Citizen outrage stopped the Lafferty-Moon Ranch swap, but $1.4 million of our tax money still wound up in the pockets of Peter Pfendler, the man who has been fighting Lafferty Park, and any other public enjoyment of upper Sonoma Mountain, ever since.

On May 28, six years after that first disastrous deal, our supervisors again did Pfendler's bidding. They rejected Petaluma's proposal to sell the development rights of its Lafferty property, a sale intended to fund the opening of the park.

For the past 38 years, county general plans and park plans have called for Lafferty Ranch to become parkland. Why would three supervisors, including south county's Mike Kerns, pass up a chance to help Petaluma implement the county's own general plan? Why didn't they leap at the opportunity to create a park in the part of the county that needs it most at a small fraction of the cost of parkland elsewhere?

Contrary to what you may have read, there was nothing unusual or deceptive about Petaluma's application. Staff and supervisors agreed that unused public lands like Lafferty can be vulnerable to sale and development.

In addition, they agreed that the laws and policies governing the district clearly allow such purchases. In fact, three such transactions have already been completed.

So if protection of unused public lands for a clear public benefit can be done, why wasn't it done this time to open Lafferty Park?

The most charitable explanation is that supervisors were afraid to stand up for the public interest in the face of threats by lawyers representing Pfendler and other mountain landowners opposed to Lafferty Park.

After languishing for 10 months (through the election season), Petaluma's application finally surfaced in May. On the eve of the first closed-session meeting, supervisors received a letter from Pfendler's lawyers threatening all sorts of legal mayhem if they approved Petaluma's request. Lo and behold, on May 28, Supervisors Kerns, Paul Kelley and Tim Smith rejected the application, citing the same flimsy reasoning found in that letter. Only Supervisor Mike Reilly supported Lafferty Park.

The 10-year struggle to open Lafferty Park has never been just about a place to hike. It's about the political power that accompanies great wealth and how that power can be abused. It's about the public's right to simply enjoy its own land, about keeping a 40-year promise to current and future generations. It's about justice.

On May 28, we saw our supervisors perpetrate another in a series of injustices. We saw public officials cave in to (or collaborate with?) the bullying of narrow private interests, abandoning their responsibility to uphold the public trust.

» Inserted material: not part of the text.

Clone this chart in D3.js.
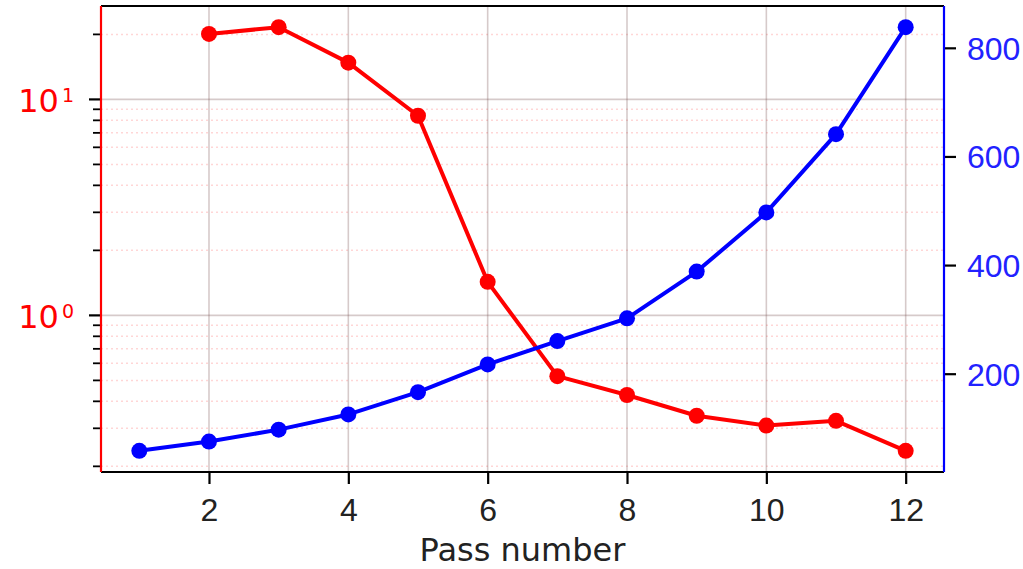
<!DOCTYPE html>
<html>
<head>
<meta charset="utf-8">
<script src="https://cdn.jsdelivr.net/npm/d3@7"></script>
<style>
	body { margin: 0; background: #fff; }
	svg { font-family: 'DejaVu Sans', sans-serif; }
</style>
</head>
<body>
<div id="chart"></div>
<script>
// pass numbers
let passes = [1, 2, 3, 4, 5, 6, 7, 8, 9, 10, 11, 12];
// left axis (log), no value for pass 1
let redPasses = [2, 3, 4, 5, 6, 7, 8, 9, 10, 11, 12];
let redValues = [20.1, 21.6, 14.8, 8.4, 1.43, 0.523, 0.428, 0.343, 0.309, 0.325, 0.236];
// right axis (linear)
let blueValues = [58, 75, 97, 125, 166, 217, 260, 302, 388, 497, 641, 838];
let xTicks = [2, 4, 6, 8, 10, 12];
let rightTicks = [200, 400, 600, 800];
let leftExponents = [0, 1];

let margin = { top: 6, right: 79, bottom: 97, left: 101 };
let W = 1023, H = 569;
let width  = W - margin.left - margin.right;
let height = H - margin.top - margin.bottom;

// matplotlib-like 5% padding
function pad(lo, hi) {
	let d = (hi - lo) * 0.05;
	return [lo - d, hi + d];
}

let x = d3.scaleLinear().domain(pad(1, 12)).range([0, width]);
let logExt = d3.extent(redValues).map(Math.log10);
let yL = d3.scaleLog().domain(pad(logExt[0], logExt[1]).map(v => Math.pow(10, v))).range([height, 0]);
let yR = d3.scaleLinear().domain(pad(d3.min(blueValues), d3.max(blueValues))).range([height, 0]);

let svg = d3.select('#chart')
	.append('svg')
		.attr('width', W)
		.attr('height', H)
	.append('g')
		.attr('transform', 'translate(' + margin.left + ',' + margin.top + ')');

// minor log ticks
let minorTicks = [];
[-1, 0, 1].forEach(e => {
	for (let k = 2; k <= 9; k++) {
		let v = k * Math.pow(10, e);
		if (v >= yL.domain()[0] && v <= yL.domain()[1]) minorTicks.push(v);
	}
});
let majorTicks = leftExponents.map(e => Math.pow(10, e));

// grid
svg.append('g').selectAll('line')
	.data(minorTicks)
	.enter().append('line')
		.attr('x1', 0).attr('x2', width)
		.attr('y1', d => yL(d)).attr('y2', d => yL(d))
		.attr('stroke', 'rgba(255,0,0,0.16)')
		.attr('stroke-width', 1.5)
		.attr('stroke-dasharray', '2,3');

svg.append('g').selectAll('line')
	.data(majorTicks)
	.enter().append('line')
		.attr('x1', 0).attr('x2', width)
		.attr('y1', d => yL(d)).attr('y2', d => yL(d))
		.attr('stroke', 'rgba(120,80,80,0.3)')
		.attr('stroke-width', 1.6);

svg.append('g').selectAll('line')
	.data(xTicks)
	.enter().append('line')
		.attr('x1', d => x(d)).attr('x2', d => x(d))
		.attr('y1', 0).attr('y2', height)
		.attr('stroke', 'rgba(120,80,80,0.3)')
		.attr('stroke-width', 1.6);

// series
let redLine = d3.line()
	.x((d, i) => x(redPasses[i]))
	.y(d => yL(d));
let blueLine = d3.line()
	.x((d, i) => x(passes[i]))
	.y(d => yR(d));

svg.append('path')
	.attr('d', redLine(redValues))
	.attr('fill', 'none')
	.attr('stroke', 'red')
	.attr('stroke-width', 4)
	.attr('stroke-linejoin', 'round');
svg.append('g').selectAll('circle')
	.data(redValues)
	.enter().append('circle')
		.attr('cx', (d, i) => x(redPasses[i]))
		.attr('cy', d => yL(d))
		.attr('r', 8)
		.attr('fill', 'red');

svg.append('path')
	.attr('d', blueLine(blueValues))
	.attr('fill', 'none')
	.attr('stroke', 'blue')
	.attr('stroke-width', 4)
	.attr('stroke-linejoin', 'round');
svg.append('g').selectAll('circle')
	.data(blueValues)
	.enter().append('circle')
		.attr('cx', (d, i) => x(passes[i]))
		.attr('cy', d => yR(d))
		.attr('r', 8)
		.attr('fill', 'blue');

// axes
let fs = 32;

let xAxis = d3.axisBottom(x).tickValues(xTicks).tickSize(12).tickPadding(14).tickFormat(d3.format('d'));
let gx = svg.append('g')
	.attr('transform', 'translate(0,' + height + ')')
	.call(xAxis);
gx.select('.domain').remove();
gx.selectAll('.tick line').attr('stroke', '#000').attr('stroke-width', 2.2);
gx.selectAll('.tick text').attr('fill', '#222').attr('dy', '0.729em').style('font-size', fs + 'px');

let yRAxis = d3.axisRight(yR).tickValues(rightTicks).tickSize(12).tickPadding(11);
let gr = svg.append('g')
	.attr('transform', 'translate(' + width + ',0)')
	.call(yRAxis);
gr.select('.domain').remove();
gr.selectAll('.tick line').attr('stroke', '#000').attr('stroke-width', 2.2);
gr.selectAll('.tick text').attr('fill', '#2222ff').attr('dy', '0.36em').style('font-size', fs + 'px');

let gl = svg.append('g');
gl.selectAll('line.minor')
	.data(minorTicks)
	.enter().append('line')
		.attr('class', 'minor')
		.attr('x1', -8).attr('x2', 0)
		.attr('y1', d => yL(d)).attr('y2', d => yL(d))
		.attr('stroke', '#000').attr('stroke-width', 1.8);
gl.selectAll('line.major')
	.data(majorTicks)
	.enter().append('line')
		.attr('class', 'major')
		.attr('x1', -12).attr('x2', 0)
		.attr('y1', d => yL(d)).attr('y2', d => yL(d))
		.attr('stroke', '#000').attr('stroke-width', 2.2);
let lbl = gl.selectAll('text')
	.data(leftExponents)
	.enter().append('text')
		.attr('x', -27)
		.attr('y', d => yL(Math.pow(10, d)) + 13)
		.attr('text-anchor', 'end')
		.attr('fill', 'red')
		.style('font-size', fs + 'px');
lbl.append('tspan').text('10');
lbl.append('tspan')
	.attr('dx', 3)
	.attr('dy', -10)
	.style('font-size', Math.round(fs * 0.6) + 'px')
	.text(d => d);

// spines
svg.append('line').attr('x1', 0).attr('x2', width).attr('y1', 0).attr('y2', 0)
	.attr('stroke', '#000').attr('stroke-width', 2.2);
svg.append('line').attr('x1', 0).attr('x2', width).attr('y1', height).attr('y2', height)
	.attr('stroke', '#000').attr('stroke-width', 2.2);
svg.append('line').attr('x1', 0).attr('x2', 0).attr('y1', 0).attr('y2', height)
	.attr('stroke', 'red').attr('stroke-width', 2.2);
svg.append('line').attr('x1', width).attr('x2', width).attr('y1', 0).attr('y2', height)
	.attr('stroke', 'blue').attr('stroke-width', 2.2);

// x label
svg.append('text')
	.attr('x', width / 2)
	.attr('y', height + 89)
	.attr('text-anchor', 'middle')
	.attr('fill', '#222')
	.style('font-size', fs + 'px')
	.text('Pass number');
</script>
</body>
</html>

Friends of Lafferty Park will keep this issue in front of the supervisors until they do the right thing. We will also continue to seek other sources of funding to help Petaluma open the park and will tell Lafferty's story of injustice as widely as we can. Visit www.laffertypark.org to see how you can help.

If we persevere, one day Lafferty Park will open. That day is now more distant than it ought to be, but we believe it will come. Families, hard-working people and elders will go to the mountain to enjoy the stream, the flowers, the forest and the magnificent vistas, and to learn to love and protect their natural commons.

Those people will also learn the long history of the struggle to open Lafferty Park. They will learn about those who worked to create the park and those who worked to kill it.

Which side of that history will Mike Kerns and the other supervisors be on?


Larry Modell and Bruce Hagen are Petaluma residents and members of Friends of Lafferty Park.